Grazie Berkeley

Vorrei tornare sul tema della luce e del colore, nel quale mi sono imprudentemente inoltrato domenica, perché è capitata una coincidenza e quando le coincidenze capitano è peccato lasciarle passare irriconosciute, senza per questo voler attribuire loro chissà quali riverberi cosmici. La coincidenza è questa: nel leggere un tomo che mi trovo per le mani in questi giorni ho incontrato il nome di George Berkeley e il nome di George Berkeley ha rimescolato nella mia testa pensieri e nozioni sparse.

Berkeley, dal quale l'omonima città californiana, sede universitaria, ha preso in prestito il nome, era un irlandese, nato sul finire del XVII secolo e diventato vescovo - anglicano - ma soprattutto filosofo e teologo. La sua figura rimane nei testi di filosofia per la metafisica dell'immaterialismo. Secondo Berkeley nulla di ciò che ci circonda esiste. La materia è un'astrazione, il risultato delle impressioni raccolte dai nostri sensi. Una teoria di cui Berkeley era profondamente convinto, anche se a giudicare dalla pienezza delle guance riscontrata nei ritratti che restano di lui egli non arrivava all'estremo di respingere, in quanto immateriale, una bella bistecca al sangue.
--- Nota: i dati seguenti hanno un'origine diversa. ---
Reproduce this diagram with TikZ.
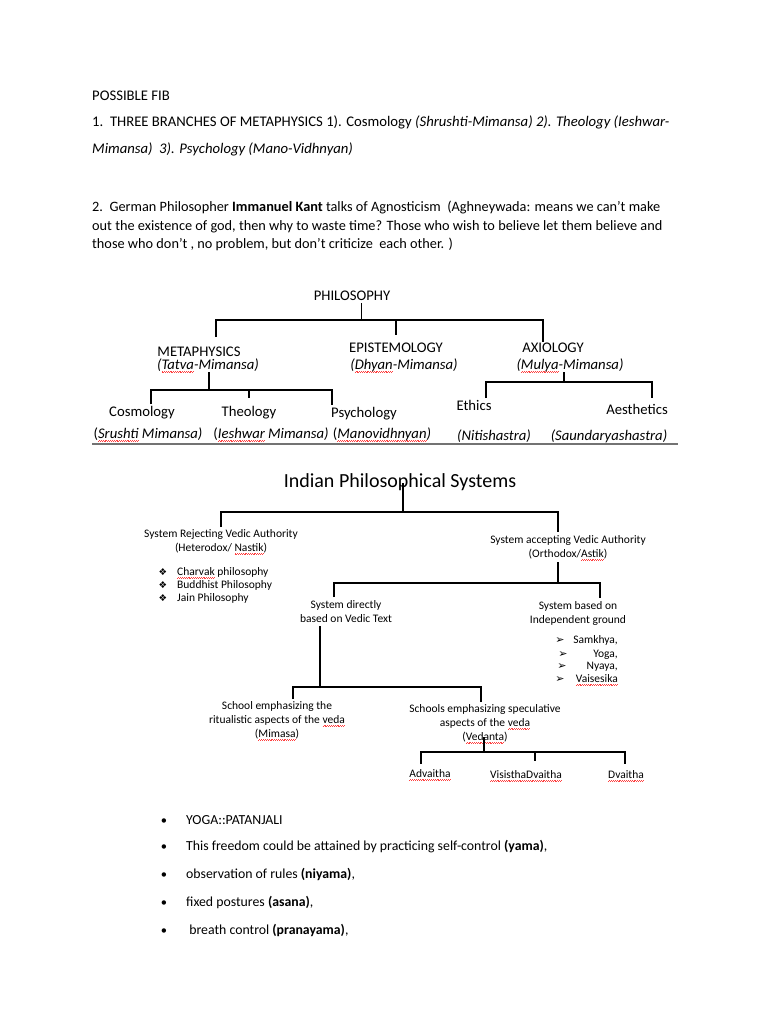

La metafisica del nostro tendeva a dimostrare che se nulla è materiale, tutto è spirituale e dunque, in ultima analisi, discendente da Dio. C'è qualche dubbio, oggi, che questo ragionamento fili perfettamente ma l'immaterialità di Berkeley, forse senza volerlo, coglie un aspetto profondissimo e tuttavia necessariamente superficiale dell'esistenza. Poco importa se esiste o non esiste una “vera” natura delle cose: tutto ciò che percepiamo è dapprima frutto di interazione tra materia e materia e poi della materia con i nostri sensi. Non esiste nulla di percepibile se non attraverso i sensi. Proprio come la luce e i colori. Poiché i sensi sono individuali, possiamo dire che non esiste – nel senso di cui sopra – nulla che non sia relativo. Qualcuno inorridirà all'idea, ma è proprio questa multiformità a rendere l'esistenza tollerabile e perfino, qualche volta, poetica.